Abstract

The study examined the impact of insurance companies’ investment on bank liquidity and economic growth of Nigeria. This is basically to determine the extent of insurance companies contribution to liquidity formation in the banking sector which has being the major cause of bank failures as a financial intermediary and a dealer in short-term securities thereby mobilizing resources for real economic sector. The population of the study is made up of the fifty-nine Nigeria (59) insurance companies in Nigeria. Time series data from the central bank statistical bulletin on total insurance business investment was the source for secondary data. The study employed both inferential and Descriptive Statistics. The E-view statistical package was used for data analysis and test for three (3) hypotheses. The study reveals that there is no significant relationship between short-term investments of insurance companies and banks liquidity, that there exist no significant relationship between short term investment of insurance companies and liquidity formation of the Nigerian money market.
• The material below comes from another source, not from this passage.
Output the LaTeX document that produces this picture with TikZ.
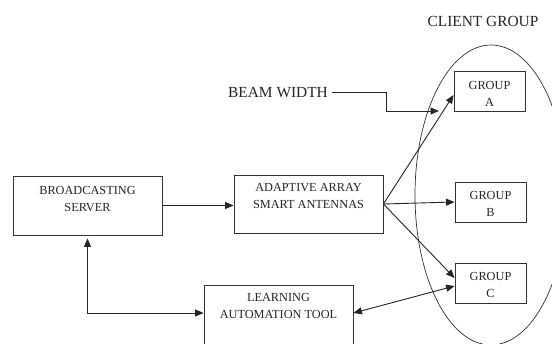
\documentclass[tikz,border=0pt]{standalone}
\usepackage{fontspec}
\setmainfont{Liberation Serif}
\usetikzlibrary{arrows.meta,calc,shapes.geometric}
\tikzset{
  box/.style={draw=black!80, line width=0.9pt, inner sep=0pt},
  txt/.style={text=black!85, align=center, font=\fontsize{12.3}{16.5}\selectfont, inner sep=0pt},
  bigtxt/.style={text=black!85, font=\fontsize{15.4}{18}\selectfont, inner sep=0pt},
  arr/.style={draw=black!85, line width=0.9pt, -{Triangle[length=8.5pt,width=7pt]}},
  darr/.style={draw=black!85, line width=0.9pt, {Triangle[length=8.5pt,width=7pt]}-{Triangle[length=8.5pt,width=7pt]}},
  line/.style={draw=black!85, line width=0.9pt}
}
\begin{document}
\begin{tikzpicture}[x=1pt,y=-1pt]
\fill[white] (0,0) rectangle (552,343);
\useasboundingbox (0,0) rectangle (552,343);

% client group ellipse
\node[draw=black!80, line width=0.7pt, ellipse, minimum width=152pt, minimum height=300pt, inner sep=0pt] (client) at (491,195) {};

% boxes
\node[box, minimum width=149pt, minimum height=59pt] (server) at (87.5,205.5) {};
\node[box, minimum width=149pt, minimum height=58pt] (adaptive) at (308.5,204) {};
\node[box, minimum width=149pt, minimum height=65pt] (learning) at (278.5,317.5) {};
\node[box, minimum width=71pt, minimum height=40pt] (groupA) at (489.5,91) {};
\node[box, minimum width=71pt, minimum height=40pt] (groupB) at (490.5,202) {};
\node[box, minimum width=71pt, minimum height=40pt] (groupC) at (490.5,283) {};

% texts
\node[txt] (servertxt) at (87.5,199) {BROADCASTING\\SERVER};
\node[txt] (adaptivetxt) at (308.5,196) {ADAPTIVE ARRAY\\SMART ANTENNAS};
\node[txt] (learningtxt) at (278.5,306) {LEARNING\\AUTOMATION TOOL};
\node[txt] (groupAtxt) at (489.5,94) {GROUP\\A};
\node[txt] (groupBtxt) at (490.5,204) {GROUP\\B};
\node[txt] (groupCtxt) at (490.5,285) {GROUP\\C};
\node[bigtxt] (clienttxt) at (483,21) {CLIENT GROUP};
\node[bigtxt] (beam) at (278,93) {BEAM WIDTH};

% connectors
\draw[arr] (server.east) -- (server.east -| adaptive.west);
\draw[arr] (adaptive.east) -- ($(groupA.west)+(0,4)$);
\draw[arr] (adaptive.east) -- (groupB.west);
\draw[arr] (adaptive.east) -- ($(groupC.west)+(0,-5)$);
\draw[darr] ($(learning.east)+(0,-4.5)$) -- ($(groupC.west)+(0,3)$);
\draw[darr, shorten <=3pt] (server.south) |- ($(learning.west)+(0,-4.5)$);

\coordinate (bend) at (386,111);
\coordinate (beamtip) at (439,111);
\draw[arr] ($(beam.east)+(4,-1)$) -| (bend) -- (beamtip);
\end{tikzpicture}
\end{document}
The study also reveals that there exist a positive but not significant relation between insurance premium and Gross Domestic product in Nigeria. The study concludes that insurance companies in Nigeria do not impact significantly on the liquidity of banks, money market and economic growth in Nigeria. The study recommends that insurance companies be recapitalized to afford them more resources to expand their investment portfolios to stimulate liquidity formation. That the insurance companies should be more innovative and provide more services to courte public attention and participation to close the insurance gap. The National Insurance Commission (NAICOM) should also ensure compliance and adherence to regulations in the industry.